Hutan Kampung Raja Ampat: Luas Area dan Potensi
Tiga kampung yang mendapatkan persetujuan pengelolaan hutan kampung tersebut adalah Hutan Kampung Friwen di Distrik Waigeo Selatan (1.025 hektare), Hutan Kampung Kalitoko di Distrik Teluk Mayalibit (3.890 hektare), dan Hutan Kampung Waifo di Distrik Tiplol Mayalibit (355 hektare). Total luas area yang akan dikelola mencapai hampir 5.300 hektare, menawarkan potensi besar bagi perekonomian lokal.

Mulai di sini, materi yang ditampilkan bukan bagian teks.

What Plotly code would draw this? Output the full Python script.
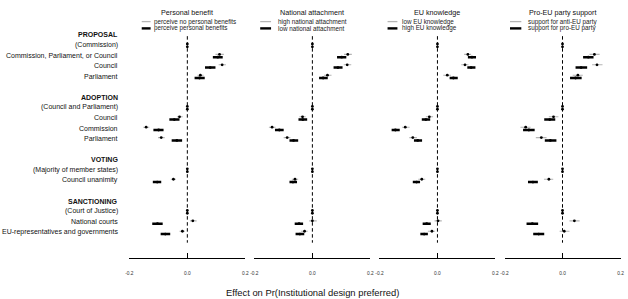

Lilian Komaling menambahkan bahwa pemanfaatan hutan kampung akan berlangsung selama 35 tahun sesuai dengan SK KLHK. "Secara keseluruhan hutan kampung di Kabupaten Raja Ampat diperuntukkan untuk ruang perlindungan seperti tempat pemijahan ikan, tempat penanaman mangrove," jelasnya. Hal ini menunjukkan komitmen untuk menjaga ekosistem laut dan pesisir yang kaya di Raja Ampat.
Lebih lanjut, ia menjelaskan bahwa masyarakat telah melakukan pemetaan lokasi-lokasi penting dan keramat yang akan terus dijaga kelestariannya. Ini menunjukkan kesadaran dan kepedulian masyarakat terhadap nilai-nilai budaya dan lingkungan.
Dukungan Pemerintah dan Perhutanan Sosial
Julian Kelly Kambu, Kepala Dinas Lingkungan Hidup Kehutanan dan Pertanahan Papua Barat Daya, menyampaikan apresiasi kepada KLHK atas dukungannya. "Dulu tidak ada akses bagi masyarakat untuk mengelola hutan, tapi sekarang masyarakat diberikan ruang untuk mengakses kawasan hutan melalui mekanisme perhutanan sosial," ucapnya. Pernyataan ini menyoroti perubahan signifikan dalam kebijakan pengelolaan hutan yang kini lebih memberdayakan masyarakat.
Di Papua Barat Daya sendiri, sebanyak 135 SK KLHK tentang persetujuan pengelolaan hutan kampung telah diterbitkan. Selain itu, verifikasi persetujuan penetapan hutan adat juga telah dilakukan di Kabupaten Sorong Selatan. Ini menunjukkan komitmen pemerintah untuk terus mendorong pengelolaan hutan yang berkelanjutan dan berkeadilan.
Program ini tidak hanya memberikan akses ekonomi bagi masyarakat lokal melalui pemanfaatan hasil hutan bukan kayu, tetapi juga memastikan kelestarian hutan untuk generasi mendatang. Dengan pengelolaan yang tepat, hutan kampung di Raja Ampat dapat menjadi contoh sukses bagi daerah lain dalam mengelola sumber daya alam secara berkelanjutan.
Persetujuan ini merupakan langkah maju dalam perhutanan sosial, memberdayakan masyarakat lokal untuk mengelola dan memanfaatkan hutan mereka sendiri. Dengan demikian, diharapkan kesejahteraan masyarakat meningkat dan kelestarian lingkungan terjaga.